Minha dança é como a vida. Realizamos alguma coisa e, ao mesmo tempo, temos coisas acontecendo e coexistindo ao nosso redor, num meio ambiente específico, em momentos determinados.
Folha – De onde vem sua idéia de descentralização do espaço?
Cunningham - Quando eu era estudante de teatro na Cornish School, em Seattle e mais tarde, em meus primeiros anos em Nova York, falava-se do foco único no palco. Era uma relação do centro para fora e eu não gostava dessa idéia. Achava muito fechada.
Quando comecei a trabalhar com meus próprios bailarinos, eu refleti sobre isso e comecei a fazer minhas próprias tentativas. Por exemplo, sobre as direções que o corpo pode tomar, de frente ou não para o público ou algum ponto.
Então, li aquela afirmação maravilhosa de Einstein, que diz: "Não existem pontos fixos no espaço". Passei a aplicar essa idéia à dança, à relação do movimento no espaço. Para mim, deixou de haver um ponto específico, que pode ser onde eu estou ou onde qualquer pessoa está.
Folha – Você vem de uma família de pai e irmãos advogados. Por que você decidiu se dedicar à dança?
Cunningham - Eu sempre quis estar no teatro, desde a infância... Simplesmente sabia que não queria ser um advogado.
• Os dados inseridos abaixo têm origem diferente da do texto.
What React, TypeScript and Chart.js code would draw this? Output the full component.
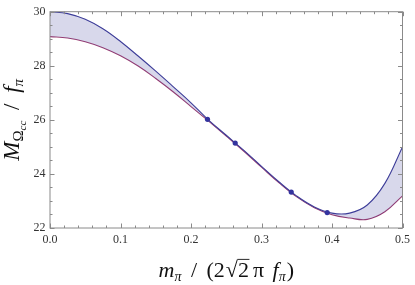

Mas, acho que herdei uma grande característica de meu pai: a devoção muito forte ao que escolhemos para fazer.
Folha – A pergunta é óbvia, mas eu gostaria de saber o que é dança para você?
Cunningham - Num nível mais simples e franco, para mim dança é movimento no tempo e no espaço.
Em algumas de minhas primeiras danças havia um tipo de gesto natural, coisas que todos podem fazer. Era simplesmente a idéia de que qualquer movimento pode ser relacionado à dança.
A dança não precisa se apoiar num roteiro ou em uma música. A dança coexiste com a música e tem formas próprias. Animais não precisam de música para realizar formas e movimentos maravilhosos.
A vida é plena de movimento, por toda parte, de qualquer tipo e intensidade. A cortina de plástico, naquela janela da sala em que estamos, possui movimento.
Procuro manter meus olhos abertos para experiências que eu capto em termos de movimento e que, eventualmente, podem fazer parte de uma coreografia.